Es gibt auch Kinder, die zum Zeitpunkt des Schulwechsels einfach nicht reif genug sind, um den Anforderungen eines Gymnasiums gewachsen zu sein. Es gibt verblüffende Ergebnisse von Realschülern, die nach der mittleren Reife auf ein Gymnasium wechseln und dann mit sehr guten Noten Abitur machen. Zitat einer Einserabiturientin: "Ich habe die Zeit an der Realschule gebraucht, ich gehörte zu den Guten und konnte mich entwickeln und habe eigentlich erst in Klasse 8 entdeckt, welche Talente in mir stecken." Es sind die Eltern, die letztendlich entscheiden, auch wenn die Motivation eines Kindes durchaus ein Kriterium ist. Wenn Eltern unsicher sind und sich trotzdem für ein Gymnasium entscheiden, dann sollten sie dies als eine vorläufige Wahl begreifen, deren Richtigkeit sich im Laufe der ersten beiden Jahre herausstellen wird. Dies sollte man auch dem Kind vermitteln, nach dem Motto: Wir wollen - wenn du es denn willst - den Weg mit dir gemeinsam gehen und herausfinden, ob es der richtige ist.
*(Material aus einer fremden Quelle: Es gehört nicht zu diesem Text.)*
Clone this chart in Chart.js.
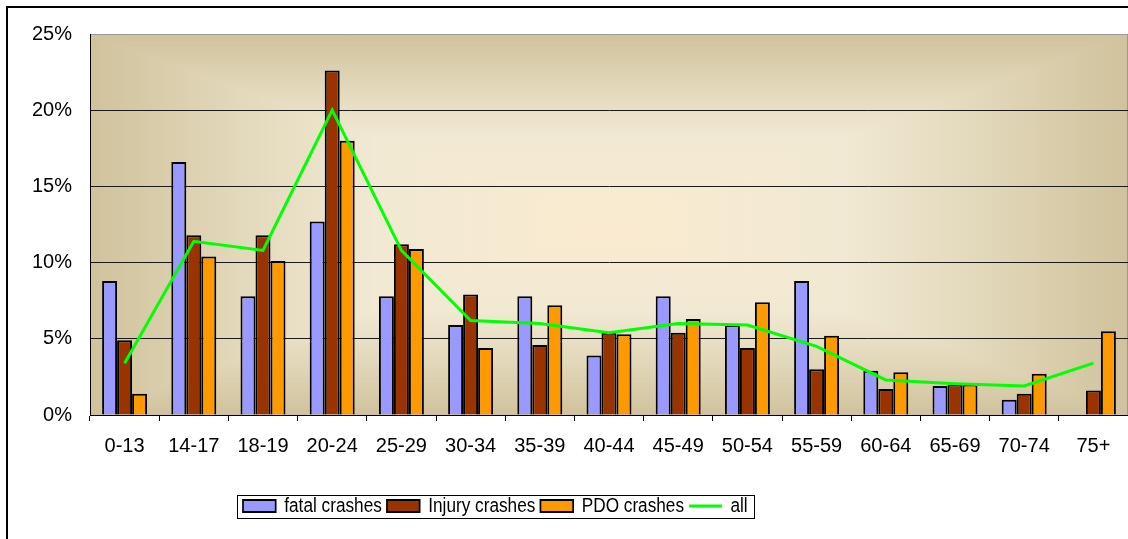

Wenn nicht, ist das keine Katastrophe, wir werden dann eine andere Lösung finden.

Eltern sollten, zusammen mit den Klassenlehrern, den Kindern vermitteln, dass eine andere Schulform als das Gymnasium kein Scheitern bedeutet, sondern dass eine andere Schulform derzeit einfach die bessere Lösung sei.

Wenn die Eltern ihre Kinder mit Gelassenheit, Offenheit und Zugewandtheit begleiten, wenn sie die Beratung des Klassenlehrers suchen und ernst nehmen, dann werden sie den für ihr Kind geeigneten Weg mit großer Sicherheit finden.